— Begin —

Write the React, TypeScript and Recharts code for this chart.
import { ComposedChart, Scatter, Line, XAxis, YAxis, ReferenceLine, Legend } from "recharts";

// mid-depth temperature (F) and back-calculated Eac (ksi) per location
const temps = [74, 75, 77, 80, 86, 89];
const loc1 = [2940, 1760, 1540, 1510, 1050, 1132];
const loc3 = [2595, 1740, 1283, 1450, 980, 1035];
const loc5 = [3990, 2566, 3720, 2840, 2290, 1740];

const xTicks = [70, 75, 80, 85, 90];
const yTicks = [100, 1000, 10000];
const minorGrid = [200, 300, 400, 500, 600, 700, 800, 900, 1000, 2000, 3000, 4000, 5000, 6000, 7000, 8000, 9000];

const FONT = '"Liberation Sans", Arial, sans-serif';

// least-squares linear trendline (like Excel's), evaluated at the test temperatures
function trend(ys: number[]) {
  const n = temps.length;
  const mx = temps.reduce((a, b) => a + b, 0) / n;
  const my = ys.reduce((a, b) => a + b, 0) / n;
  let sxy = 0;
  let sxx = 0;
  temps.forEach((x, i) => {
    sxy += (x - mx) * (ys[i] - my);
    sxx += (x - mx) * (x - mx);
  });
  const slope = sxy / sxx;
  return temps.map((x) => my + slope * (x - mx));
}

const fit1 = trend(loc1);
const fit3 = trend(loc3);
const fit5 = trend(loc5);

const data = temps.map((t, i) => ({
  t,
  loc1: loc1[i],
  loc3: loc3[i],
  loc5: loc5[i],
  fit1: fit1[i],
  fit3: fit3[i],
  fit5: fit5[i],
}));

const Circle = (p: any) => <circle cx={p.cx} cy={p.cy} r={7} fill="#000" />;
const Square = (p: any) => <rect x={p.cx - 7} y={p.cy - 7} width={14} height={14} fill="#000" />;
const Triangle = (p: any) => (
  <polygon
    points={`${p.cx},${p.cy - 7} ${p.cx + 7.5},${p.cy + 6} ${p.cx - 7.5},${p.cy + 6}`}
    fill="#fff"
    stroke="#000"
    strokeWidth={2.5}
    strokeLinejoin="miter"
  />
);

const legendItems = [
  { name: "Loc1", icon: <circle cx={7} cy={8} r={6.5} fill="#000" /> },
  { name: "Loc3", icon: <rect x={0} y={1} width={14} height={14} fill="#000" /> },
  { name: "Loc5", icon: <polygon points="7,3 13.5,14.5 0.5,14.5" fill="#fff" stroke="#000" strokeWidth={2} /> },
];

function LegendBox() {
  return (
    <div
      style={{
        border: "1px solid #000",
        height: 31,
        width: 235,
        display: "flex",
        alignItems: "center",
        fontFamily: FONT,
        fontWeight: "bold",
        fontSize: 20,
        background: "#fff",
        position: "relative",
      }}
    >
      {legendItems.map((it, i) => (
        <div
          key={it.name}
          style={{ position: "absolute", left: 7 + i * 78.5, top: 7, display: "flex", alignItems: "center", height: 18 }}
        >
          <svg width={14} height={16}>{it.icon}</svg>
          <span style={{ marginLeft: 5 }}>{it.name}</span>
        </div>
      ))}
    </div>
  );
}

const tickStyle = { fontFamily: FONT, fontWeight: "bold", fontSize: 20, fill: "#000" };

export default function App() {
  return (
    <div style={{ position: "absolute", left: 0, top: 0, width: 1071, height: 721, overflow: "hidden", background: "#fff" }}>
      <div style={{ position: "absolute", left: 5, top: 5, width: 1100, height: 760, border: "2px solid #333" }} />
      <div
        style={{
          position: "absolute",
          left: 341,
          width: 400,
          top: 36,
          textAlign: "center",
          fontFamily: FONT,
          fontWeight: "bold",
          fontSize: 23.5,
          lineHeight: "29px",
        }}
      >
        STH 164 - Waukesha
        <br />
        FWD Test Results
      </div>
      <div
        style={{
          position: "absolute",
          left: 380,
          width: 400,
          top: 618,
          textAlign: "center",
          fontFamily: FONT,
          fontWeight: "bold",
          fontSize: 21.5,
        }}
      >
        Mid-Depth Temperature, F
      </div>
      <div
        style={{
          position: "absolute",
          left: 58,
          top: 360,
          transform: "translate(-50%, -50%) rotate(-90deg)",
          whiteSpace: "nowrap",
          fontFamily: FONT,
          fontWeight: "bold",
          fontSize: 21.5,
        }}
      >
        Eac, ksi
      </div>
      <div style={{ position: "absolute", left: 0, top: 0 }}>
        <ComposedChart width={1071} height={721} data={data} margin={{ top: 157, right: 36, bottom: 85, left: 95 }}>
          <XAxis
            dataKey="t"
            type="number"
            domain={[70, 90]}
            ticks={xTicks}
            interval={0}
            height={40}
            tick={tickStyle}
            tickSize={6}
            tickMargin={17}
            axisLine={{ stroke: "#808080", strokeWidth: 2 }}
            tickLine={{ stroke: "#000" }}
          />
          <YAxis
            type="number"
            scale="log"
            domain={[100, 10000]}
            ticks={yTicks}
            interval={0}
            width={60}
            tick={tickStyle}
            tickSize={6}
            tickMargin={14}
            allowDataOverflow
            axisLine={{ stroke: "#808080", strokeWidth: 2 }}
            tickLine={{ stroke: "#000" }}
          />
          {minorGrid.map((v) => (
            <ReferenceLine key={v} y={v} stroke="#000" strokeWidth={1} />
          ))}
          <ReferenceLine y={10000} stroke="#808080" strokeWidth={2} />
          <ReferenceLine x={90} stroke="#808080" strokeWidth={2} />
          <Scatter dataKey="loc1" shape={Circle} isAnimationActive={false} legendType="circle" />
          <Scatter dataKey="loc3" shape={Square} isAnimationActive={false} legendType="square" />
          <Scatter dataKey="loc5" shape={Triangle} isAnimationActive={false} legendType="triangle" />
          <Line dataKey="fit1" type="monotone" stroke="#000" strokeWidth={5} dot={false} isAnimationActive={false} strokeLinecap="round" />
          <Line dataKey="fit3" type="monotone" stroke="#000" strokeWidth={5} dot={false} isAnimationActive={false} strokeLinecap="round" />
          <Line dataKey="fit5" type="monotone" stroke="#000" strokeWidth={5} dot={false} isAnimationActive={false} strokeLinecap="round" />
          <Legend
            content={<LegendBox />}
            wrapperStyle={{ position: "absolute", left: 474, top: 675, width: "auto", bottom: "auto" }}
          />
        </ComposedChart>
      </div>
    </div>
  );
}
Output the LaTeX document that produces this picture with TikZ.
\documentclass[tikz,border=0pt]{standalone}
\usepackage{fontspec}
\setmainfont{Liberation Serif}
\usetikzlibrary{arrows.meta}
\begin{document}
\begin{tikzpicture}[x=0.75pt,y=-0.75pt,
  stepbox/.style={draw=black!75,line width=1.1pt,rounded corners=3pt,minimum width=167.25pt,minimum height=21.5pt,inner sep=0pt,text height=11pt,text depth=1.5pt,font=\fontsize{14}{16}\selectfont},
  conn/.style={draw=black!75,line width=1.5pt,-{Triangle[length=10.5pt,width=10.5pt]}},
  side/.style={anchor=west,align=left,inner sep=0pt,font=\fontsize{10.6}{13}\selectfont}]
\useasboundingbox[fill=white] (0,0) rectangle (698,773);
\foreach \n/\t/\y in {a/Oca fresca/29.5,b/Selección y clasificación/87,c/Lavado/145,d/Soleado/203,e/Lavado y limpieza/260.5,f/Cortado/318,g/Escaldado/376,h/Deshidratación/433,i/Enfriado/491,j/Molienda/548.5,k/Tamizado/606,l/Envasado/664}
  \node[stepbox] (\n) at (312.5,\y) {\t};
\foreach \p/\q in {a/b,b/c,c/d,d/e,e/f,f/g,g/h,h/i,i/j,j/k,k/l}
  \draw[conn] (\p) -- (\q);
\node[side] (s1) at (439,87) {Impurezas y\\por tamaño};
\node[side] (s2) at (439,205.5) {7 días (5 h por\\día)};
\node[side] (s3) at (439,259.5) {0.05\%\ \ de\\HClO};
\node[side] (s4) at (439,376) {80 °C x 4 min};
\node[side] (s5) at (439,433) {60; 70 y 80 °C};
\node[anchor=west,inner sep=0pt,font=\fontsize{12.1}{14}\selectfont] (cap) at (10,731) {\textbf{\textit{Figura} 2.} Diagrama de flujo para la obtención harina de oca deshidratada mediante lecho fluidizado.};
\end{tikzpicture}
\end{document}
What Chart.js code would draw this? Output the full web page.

— End —

Everything from the first line of the material through the line containing "YAxis, ReferenceLine, Legend" is to be printed exactly; lines after that are to be left out.

Write the React, TypeScript and Recharts code for this chart.
import { ComposedChart, Scatter, Line, XAxis, YAxis, ReferenceLine, Legend } from "recharts";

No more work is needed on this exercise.